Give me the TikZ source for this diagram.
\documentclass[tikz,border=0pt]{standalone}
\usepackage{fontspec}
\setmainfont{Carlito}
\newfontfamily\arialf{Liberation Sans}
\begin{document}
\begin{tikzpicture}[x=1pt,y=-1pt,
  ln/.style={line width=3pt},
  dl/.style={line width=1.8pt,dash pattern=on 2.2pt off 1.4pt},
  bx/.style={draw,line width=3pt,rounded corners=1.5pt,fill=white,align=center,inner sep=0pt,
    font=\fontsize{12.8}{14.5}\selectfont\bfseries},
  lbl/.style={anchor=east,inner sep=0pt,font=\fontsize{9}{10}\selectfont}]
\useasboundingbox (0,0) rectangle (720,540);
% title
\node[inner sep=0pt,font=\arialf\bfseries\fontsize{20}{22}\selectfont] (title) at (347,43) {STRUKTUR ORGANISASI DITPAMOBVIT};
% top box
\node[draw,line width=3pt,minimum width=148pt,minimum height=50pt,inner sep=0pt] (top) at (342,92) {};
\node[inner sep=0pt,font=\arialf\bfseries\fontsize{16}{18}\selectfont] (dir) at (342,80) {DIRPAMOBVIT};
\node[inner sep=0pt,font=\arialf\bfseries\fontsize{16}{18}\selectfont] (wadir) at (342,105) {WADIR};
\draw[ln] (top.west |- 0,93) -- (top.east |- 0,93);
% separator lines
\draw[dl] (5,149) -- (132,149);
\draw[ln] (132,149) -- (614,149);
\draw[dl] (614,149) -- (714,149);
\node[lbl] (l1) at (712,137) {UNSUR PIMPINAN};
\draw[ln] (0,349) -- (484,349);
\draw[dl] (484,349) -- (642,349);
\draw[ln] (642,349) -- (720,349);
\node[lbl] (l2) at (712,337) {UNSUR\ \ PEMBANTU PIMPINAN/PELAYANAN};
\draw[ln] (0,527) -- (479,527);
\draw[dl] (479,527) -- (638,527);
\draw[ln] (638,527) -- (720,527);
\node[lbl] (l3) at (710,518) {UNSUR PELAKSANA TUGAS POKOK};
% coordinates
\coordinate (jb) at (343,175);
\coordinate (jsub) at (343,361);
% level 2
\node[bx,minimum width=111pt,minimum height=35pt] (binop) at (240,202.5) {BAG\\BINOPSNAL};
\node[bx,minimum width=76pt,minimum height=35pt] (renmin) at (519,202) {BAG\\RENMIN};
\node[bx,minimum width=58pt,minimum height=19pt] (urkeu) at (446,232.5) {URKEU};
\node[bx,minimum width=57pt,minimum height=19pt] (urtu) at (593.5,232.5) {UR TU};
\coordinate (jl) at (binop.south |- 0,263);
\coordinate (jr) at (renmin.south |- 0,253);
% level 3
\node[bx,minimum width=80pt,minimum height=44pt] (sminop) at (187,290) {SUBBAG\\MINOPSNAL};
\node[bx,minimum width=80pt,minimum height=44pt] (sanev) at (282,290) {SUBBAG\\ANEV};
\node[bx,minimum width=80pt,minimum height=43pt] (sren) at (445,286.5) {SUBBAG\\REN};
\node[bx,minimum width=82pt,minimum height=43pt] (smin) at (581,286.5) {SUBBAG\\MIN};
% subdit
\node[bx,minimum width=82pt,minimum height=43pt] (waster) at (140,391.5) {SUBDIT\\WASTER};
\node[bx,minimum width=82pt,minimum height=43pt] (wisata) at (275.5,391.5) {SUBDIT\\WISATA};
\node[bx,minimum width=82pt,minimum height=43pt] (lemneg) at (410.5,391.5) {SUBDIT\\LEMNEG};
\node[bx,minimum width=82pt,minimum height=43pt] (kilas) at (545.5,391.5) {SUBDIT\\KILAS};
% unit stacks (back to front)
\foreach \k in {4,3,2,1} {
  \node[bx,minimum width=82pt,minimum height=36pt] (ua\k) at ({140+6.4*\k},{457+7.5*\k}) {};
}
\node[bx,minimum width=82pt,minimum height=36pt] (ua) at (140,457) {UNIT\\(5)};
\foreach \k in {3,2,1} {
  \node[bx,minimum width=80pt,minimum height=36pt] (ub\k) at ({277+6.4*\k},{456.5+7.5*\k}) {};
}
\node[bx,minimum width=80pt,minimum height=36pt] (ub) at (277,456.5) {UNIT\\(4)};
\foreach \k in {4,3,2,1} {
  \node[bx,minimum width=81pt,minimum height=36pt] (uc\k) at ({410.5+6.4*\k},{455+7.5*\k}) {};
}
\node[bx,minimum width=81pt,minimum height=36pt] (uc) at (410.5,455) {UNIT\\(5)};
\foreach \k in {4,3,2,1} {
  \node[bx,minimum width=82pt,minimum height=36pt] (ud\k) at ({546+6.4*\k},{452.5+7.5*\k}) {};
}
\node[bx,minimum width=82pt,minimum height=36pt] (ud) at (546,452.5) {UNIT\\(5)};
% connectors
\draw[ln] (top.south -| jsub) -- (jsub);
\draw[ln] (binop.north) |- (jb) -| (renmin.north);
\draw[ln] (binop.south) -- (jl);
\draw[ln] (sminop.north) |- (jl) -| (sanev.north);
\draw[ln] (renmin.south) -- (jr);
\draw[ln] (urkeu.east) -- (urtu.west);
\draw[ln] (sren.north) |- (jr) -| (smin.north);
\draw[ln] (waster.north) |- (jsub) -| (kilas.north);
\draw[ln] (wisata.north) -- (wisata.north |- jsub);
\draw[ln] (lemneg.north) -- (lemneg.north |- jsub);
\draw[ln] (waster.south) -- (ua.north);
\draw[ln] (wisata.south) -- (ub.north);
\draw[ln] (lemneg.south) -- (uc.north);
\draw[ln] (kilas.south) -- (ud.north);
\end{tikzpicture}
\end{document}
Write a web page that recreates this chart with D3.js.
● ● ● ●
Could you reproduce every record above exactly as it appears?

Give me the TikZ source for this diagram.
\documentclass[tikz,border=0pt]{standalone}
\usepackage{fontspec}
\setmainfont{Carlito}
\newfontfamily\arialf{Liberation Sans}
\begin{document}
\begin{tikzpicture}[x=1pt,y=-1pt,
  ln/.style={line width=3pt},
  dl/.style={line width=1.8pt,dash pattern=on 2.2pt off 1.4pt},
  bx/.style={draw,line width=3pt,rounded corners=1.5pt,fill=white,align=center,inner sep=0pt,
    font=\fontsize{12.8}{14.5}\selectfont\bfseries},
  lbl/.style={anchor=east,inner sep=0pt,font=\fontsize{9}{10}\selectfont}]
\useasboundingbox (0,0) rectangle (720,540);
% title
\node[inner sep=0pt,font=\arialf\bfseries\fontsize{20}{22}\selectfont] (title) at (347,43) {STRUKTUR ORGANISASI DITPAMOBVIT};
% top box
\node[draw,line width=3pt,minimum width=148pt,minimum height=50pt,inner sep=0pt] (top) at (342,92) {};
\node[inner sep=0pt,font=\arialf\bfseries\fontsize{16}{18}\selectfont] (dir) at (342,80) {DIRPAMOBVIT};
\node[inner sep=0pt,font=\arialf\bfseries\fontsize{16}{18}\selectfont] (wadir) at (342,105) {WADIR};
\draw[ln] (top.west |- 0,93) -- (top.east |- 0,93);
% separator lines
\draw[dl] (5,149) -- (132,149);
\draw[ln] (132,149) -- (614,149);
\draw[dl] (614,149) -- (714,149);
\node[lbl] (l1) at (712,137) {UNSUR PIMPINAN};
\draw[ln] (0,349) -- (484,349);
\draw[dl] (484,349) -- (642,349);
\draw[ln] (642,349) -- (720,349);
\node[lbl] (l2) at (712,337) {UNSUR\ \ PEMBANTU PIMPINAN/PELAYANAN};
\draw[ln] (0,527) -- (479,527);
\draw[dl] (479,527) -- (638,527);
\draw[ln] (638,527) -- (720,527);
\node[lbl] (l3) at (710,518) {UNSUR PELAKSANA TUGAS POKOK};
% coordinates
\coordinate (jb) at (343,175);
\coordinate (jsub) at (343,361);
% level 2
\node[bx,minimum width=111pt,minimum height=35pt] (binop) at (240,202.5) {BAG\\BINOPSNAL};
\node[bx,minimum width=76pt,minimum height=35pt] (renmin) at (519,202) {BAG\\RENMIN};
\node[bx,minimum width=58pt,minimum height=19pt] (urkeu) at (446,232.5) {URKEU};
\node[bx,minimum width=57pt,minimum height=19pt] (urtu) at (593.5,232.5) {UR TU};
\coordinate (jl) at (binop.south |- 0,263);
\coordinate (jr) at (renmin.south |- 0,253);
% level 3
\node[bx,minimum width=80pt,minimum height=44pt] (sminop) at (187,290) {SUBBAG\\MINOPSNAL};
\node[bx,minimum width=80pt,minimum height=44pt] (sanev) at (282,290) {SUBBAG\\ANEV};
\node[bx,minimum width=80pt,minimum height=43pt] (sren) at (445,286.5) {SUBBAG\\REN};
\node[bx,minimum width=82pt,minimum height=43pt] (smin) at (581,286.5) {SUBBAG\\MIN};
% subdit
\node[bx,minimum width=82pt,minimum height=43pt] (waster) at (140,391.5) {SUBDIT\\WASTER};
\node[bx,minimum width=82pt,minimum height=43pt] (wisata) at (275.5,391.5) {SUBDIT\\WISATA};
\node[bx,minimum width=82pt,minimum height=43pt] (lemneg) at (410.5,391.5) {SUBDIT\\LEMNEG};
\node[bx,minimum width=82pt,minimum height=43pt] (kilas) at (545.5,391.5) {SUBDIT\\KILAS};
% unit stacks (back to front)
\foreach \k in {4,3,2,1} {
  \node[bx,minimum width=82pt,minimum height=36pt] (ua\k) at ({140+6.4*\k},{457+7.5*\k}) {};
}
\node[bx,minimum width=82pt,minimum height=36pt] (ua) at (140,457) {UNIT\\(5)};
\foreach \k in {3,2,1} {
  \node[bx,minimum width=80pt,minimum height=36pt] (ub\k) at ({277+6.4*\k},{456.5+7.5*\k}) {};
}
\node[bx,minimum width=80pt,minimum height=36pt] (ub) at (277,456.5) {UNIT\\(4)};
\foreach \k in {4,3,2,1} {
  \node[bx,minimum width=81pt,minimum height=36pt] (uc\k) at ({410.5+6.4*\k},{455+7.5*\k}) {};
}
\node[bx,minimum width=81pt,minimum height=36pt] (uc) at (410.5,455) {UNIT\\(5)};
\foreach \k in {4,3,2,1} {
  \node[bx,minimum width=82pt,minimum height=36pt] (ud\k) at ({546+6.4*\k},{452.5+7.5*\k}) {};
}
\node[bx,minimum width=82pt,minimum height=36pt] (ud) at (546,452.5) {UNIT\\(5)};
% connectors
\draw[ln] (top.south -| jsub) -- (jsub);
\draw[ln] (binop.north) |- (jb) -| (renmin.north);
\draw[ln] (binop.south) -- (jl);
\draw[ln] (sminop.north) |- (jl) -| (sanev.north);
\draw[ln] (renmin.south) -- (jr);
\draw[ln] (urkeu.east) -- (urtu.west);
\draw[ln] (sren.north) |- (jr) -| (smin.north);
\draw[ln] (waster.north) |- (jsub) -| (kilas.north);
\draw[ln] (wisata.north) -- (wisata.north |- jsub);
\draw[ln] (lemneg.north) -- (lemneg.north |- jsub);
\draw[ln] (waster.south) -- (ua.north);
\draw[ln] (wisata.south) -- (ub.north);
\draw[ln] (lemneg.south) -- (uc.north);
\draw[ln] (kilas.south) -- (ud.north);
\end{tikzpicture}
\end{document}
Write a web page that recreates this chart with D3.js.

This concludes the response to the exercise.